DIRECTIVE =
Below are records; reproduce exactly the lines from the one that has "Generate a Python" through the one that has "color=c, label=name, zorder=2)", ends included, and nothing more.

--- start WORKING DATA ---

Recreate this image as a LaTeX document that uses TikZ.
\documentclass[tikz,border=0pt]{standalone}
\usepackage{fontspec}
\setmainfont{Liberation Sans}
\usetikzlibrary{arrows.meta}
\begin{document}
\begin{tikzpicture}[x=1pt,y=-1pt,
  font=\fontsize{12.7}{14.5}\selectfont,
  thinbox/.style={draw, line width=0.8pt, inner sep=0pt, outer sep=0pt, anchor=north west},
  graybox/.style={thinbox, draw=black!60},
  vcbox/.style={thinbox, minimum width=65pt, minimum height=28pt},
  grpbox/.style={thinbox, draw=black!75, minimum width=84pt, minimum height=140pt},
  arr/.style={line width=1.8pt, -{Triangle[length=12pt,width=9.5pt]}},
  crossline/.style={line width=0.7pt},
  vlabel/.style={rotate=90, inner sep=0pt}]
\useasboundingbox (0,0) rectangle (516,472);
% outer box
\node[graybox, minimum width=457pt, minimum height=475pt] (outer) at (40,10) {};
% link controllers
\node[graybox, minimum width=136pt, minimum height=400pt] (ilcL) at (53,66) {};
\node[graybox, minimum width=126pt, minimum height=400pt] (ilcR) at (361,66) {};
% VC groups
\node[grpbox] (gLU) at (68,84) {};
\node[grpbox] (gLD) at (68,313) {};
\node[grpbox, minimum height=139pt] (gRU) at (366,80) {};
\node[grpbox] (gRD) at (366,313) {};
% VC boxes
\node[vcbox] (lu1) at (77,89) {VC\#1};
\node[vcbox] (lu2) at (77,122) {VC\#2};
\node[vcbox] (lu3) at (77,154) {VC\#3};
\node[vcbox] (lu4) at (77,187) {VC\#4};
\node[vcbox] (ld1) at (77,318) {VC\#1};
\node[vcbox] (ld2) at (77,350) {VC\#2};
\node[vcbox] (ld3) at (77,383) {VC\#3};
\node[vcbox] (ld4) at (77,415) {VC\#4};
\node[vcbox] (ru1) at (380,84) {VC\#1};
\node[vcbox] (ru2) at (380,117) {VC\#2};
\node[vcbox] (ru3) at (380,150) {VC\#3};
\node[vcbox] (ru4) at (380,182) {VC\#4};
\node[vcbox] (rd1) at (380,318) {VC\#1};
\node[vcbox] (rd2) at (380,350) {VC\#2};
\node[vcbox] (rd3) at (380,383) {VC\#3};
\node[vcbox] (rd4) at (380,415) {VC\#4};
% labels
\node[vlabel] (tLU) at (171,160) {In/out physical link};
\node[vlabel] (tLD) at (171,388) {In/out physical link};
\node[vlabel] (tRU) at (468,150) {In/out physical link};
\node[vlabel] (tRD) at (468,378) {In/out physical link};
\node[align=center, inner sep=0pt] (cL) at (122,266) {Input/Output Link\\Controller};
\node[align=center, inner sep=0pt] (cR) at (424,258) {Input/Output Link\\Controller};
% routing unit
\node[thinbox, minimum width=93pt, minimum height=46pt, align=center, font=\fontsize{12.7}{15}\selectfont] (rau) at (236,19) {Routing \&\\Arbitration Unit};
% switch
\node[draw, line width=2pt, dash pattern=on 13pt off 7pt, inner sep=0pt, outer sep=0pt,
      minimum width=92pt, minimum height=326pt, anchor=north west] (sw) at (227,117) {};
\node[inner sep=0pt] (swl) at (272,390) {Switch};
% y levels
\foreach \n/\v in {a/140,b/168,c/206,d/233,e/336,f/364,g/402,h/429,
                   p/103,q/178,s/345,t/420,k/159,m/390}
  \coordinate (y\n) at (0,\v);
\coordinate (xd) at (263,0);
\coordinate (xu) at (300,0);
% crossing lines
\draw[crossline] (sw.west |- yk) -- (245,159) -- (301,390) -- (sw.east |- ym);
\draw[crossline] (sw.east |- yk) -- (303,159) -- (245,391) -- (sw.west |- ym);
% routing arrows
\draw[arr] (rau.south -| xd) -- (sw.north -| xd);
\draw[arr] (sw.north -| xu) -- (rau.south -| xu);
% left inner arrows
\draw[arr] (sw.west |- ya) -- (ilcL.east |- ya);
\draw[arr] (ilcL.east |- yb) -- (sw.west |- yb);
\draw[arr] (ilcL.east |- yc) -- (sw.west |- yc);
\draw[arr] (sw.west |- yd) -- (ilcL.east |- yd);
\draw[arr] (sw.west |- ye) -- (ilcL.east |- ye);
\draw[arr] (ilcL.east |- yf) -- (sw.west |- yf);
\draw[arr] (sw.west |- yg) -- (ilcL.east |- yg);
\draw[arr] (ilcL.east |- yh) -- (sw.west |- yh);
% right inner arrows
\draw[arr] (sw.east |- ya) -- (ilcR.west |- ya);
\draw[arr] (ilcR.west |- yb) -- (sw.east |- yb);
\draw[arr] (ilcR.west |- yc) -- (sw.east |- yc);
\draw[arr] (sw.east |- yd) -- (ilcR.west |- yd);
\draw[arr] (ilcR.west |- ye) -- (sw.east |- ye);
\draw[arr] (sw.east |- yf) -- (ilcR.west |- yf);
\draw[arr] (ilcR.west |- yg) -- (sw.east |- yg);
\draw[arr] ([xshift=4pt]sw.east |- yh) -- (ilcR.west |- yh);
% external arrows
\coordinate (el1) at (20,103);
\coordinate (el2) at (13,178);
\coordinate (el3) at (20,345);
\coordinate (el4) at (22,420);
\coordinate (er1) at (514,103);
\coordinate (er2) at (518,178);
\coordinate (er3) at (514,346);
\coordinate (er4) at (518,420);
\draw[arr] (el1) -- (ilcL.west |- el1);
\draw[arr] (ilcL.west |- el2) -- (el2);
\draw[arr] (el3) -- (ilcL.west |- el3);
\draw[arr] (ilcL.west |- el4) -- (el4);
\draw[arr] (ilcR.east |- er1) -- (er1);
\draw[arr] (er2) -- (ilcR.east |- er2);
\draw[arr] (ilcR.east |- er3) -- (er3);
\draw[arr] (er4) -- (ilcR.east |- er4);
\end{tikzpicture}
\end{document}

--- end WORKING DATA ---
--- start WORKING DATA ---

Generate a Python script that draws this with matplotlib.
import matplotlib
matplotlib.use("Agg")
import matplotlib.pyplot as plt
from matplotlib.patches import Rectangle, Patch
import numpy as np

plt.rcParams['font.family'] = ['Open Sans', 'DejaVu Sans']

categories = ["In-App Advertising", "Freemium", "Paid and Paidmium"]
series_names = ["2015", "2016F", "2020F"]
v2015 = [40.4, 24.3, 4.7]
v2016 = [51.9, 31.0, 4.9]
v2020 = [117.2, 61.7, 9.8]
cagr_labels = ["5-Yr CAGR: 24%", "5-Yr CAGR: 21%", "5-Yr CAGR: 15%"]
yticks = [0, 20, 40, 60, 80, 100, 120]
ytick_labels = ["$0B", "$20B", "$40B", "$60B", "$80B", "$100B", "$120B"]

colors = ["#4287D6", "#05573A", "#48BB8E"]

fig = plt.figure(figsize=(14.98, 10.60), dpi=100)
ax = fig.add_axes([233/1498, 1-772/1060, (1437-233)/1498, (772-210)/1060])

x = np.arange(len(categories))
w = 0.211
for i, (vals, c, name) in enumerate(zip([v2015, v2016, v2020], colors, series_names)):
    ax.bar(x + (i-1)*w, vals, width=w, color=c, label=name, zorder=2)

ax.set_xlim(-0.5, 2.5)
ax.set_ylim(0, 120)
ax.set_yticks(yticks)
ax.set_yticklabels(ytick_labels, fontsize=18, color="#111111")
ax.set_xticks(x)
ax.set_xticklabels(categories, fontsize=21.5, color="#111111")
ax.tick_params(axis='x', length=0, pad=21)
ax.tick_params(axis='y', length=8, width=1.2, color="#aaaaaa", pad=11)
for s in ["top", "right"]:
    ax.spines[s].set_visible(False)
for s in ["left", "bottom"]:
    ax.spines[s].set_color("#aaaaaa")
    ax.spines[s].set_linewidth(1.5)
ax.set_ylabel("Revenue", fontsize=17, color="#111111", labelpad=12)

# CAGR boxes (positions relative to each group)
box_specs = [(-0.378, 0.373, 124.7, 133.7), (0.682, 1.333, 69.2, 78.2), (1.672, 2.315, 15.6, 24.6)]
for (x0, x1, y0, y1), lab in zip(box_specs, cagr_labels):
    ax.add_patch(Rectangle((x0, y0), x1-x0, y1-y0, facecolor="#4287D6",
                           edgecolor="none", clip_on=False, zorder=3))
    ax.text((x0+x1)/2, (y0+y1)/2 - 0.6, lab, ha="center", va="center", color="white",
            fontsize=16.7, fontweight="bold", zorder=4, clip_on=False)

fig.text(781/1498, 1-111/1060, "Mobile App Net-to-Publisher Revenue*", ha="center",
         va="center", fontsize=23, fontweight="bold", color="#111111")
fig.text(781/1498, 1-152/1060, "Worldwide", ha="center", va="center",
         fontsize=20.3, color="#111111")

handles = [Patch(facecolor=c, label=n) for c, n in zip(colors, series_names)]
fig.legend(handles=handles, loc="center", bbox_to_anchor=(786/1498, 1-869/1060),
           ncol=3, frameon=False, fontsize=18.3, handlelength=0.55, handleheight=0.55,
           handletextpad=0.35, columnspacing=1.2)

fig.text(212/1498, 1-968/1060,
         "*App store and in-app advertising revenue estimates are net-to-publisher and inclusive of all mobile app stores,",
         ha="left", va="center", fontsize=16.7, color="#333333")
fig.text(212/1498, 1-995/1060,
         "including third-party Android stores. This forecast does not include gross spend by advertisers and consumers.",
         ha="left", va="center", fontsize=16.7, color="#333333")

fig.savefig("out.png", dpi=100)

--- end WORKING DATA ---

WRITTEN REPLY =
Generate a Python script that draws this with matplotlib.
import matplotlib
matplotlib.use("Agg")
import matplotlib.pyplot as plt
from matplotlib.patches import Rectangle, Patch
import numpy as np

plt.rcParams['font.family'] = ['Open Sans', 'DejaVu Sans']

categories = ["In-App Advertising", "Freemium", "Paid and Paidmium"]
series_names = ["2015", "2016F", "2020F"]
v2015 = [40.4, 24.3, 4.7]
v2016 = [51.9, 31.0, 4.9]
v2020 = [117.2, 61.7, 9.8]
cagr_labels = ["5-Yr CAGR: 24%", "5-Yr CAGR: 21%", "5-Yr CAGR: 15%"]
yticks = [0, 20, 40, 60, 80, 100, 120]
ytick_labels = ["$0B", "$20B", "$40B", "$60B", "$80B", "$100B", "$120B"]

colors = ["#4287D6", "#05573A", "#48BB8E"]

fig = plt.figure(figsize=(14.98, 10.60), dpi=100)
ax = fig.add_axes([233/1498, 1-772/1060, (1437-233)/1498, (772-210)/1060])

x = np.arange(len(categories))
w = 0.211
for i, (vals, c, name) in enumerate(zip([v2015, v2016, v2020], colors, series_names)):
    ax.bar(x + (i-1)*w, vals, width=w, color=c, label=name, zorder=2)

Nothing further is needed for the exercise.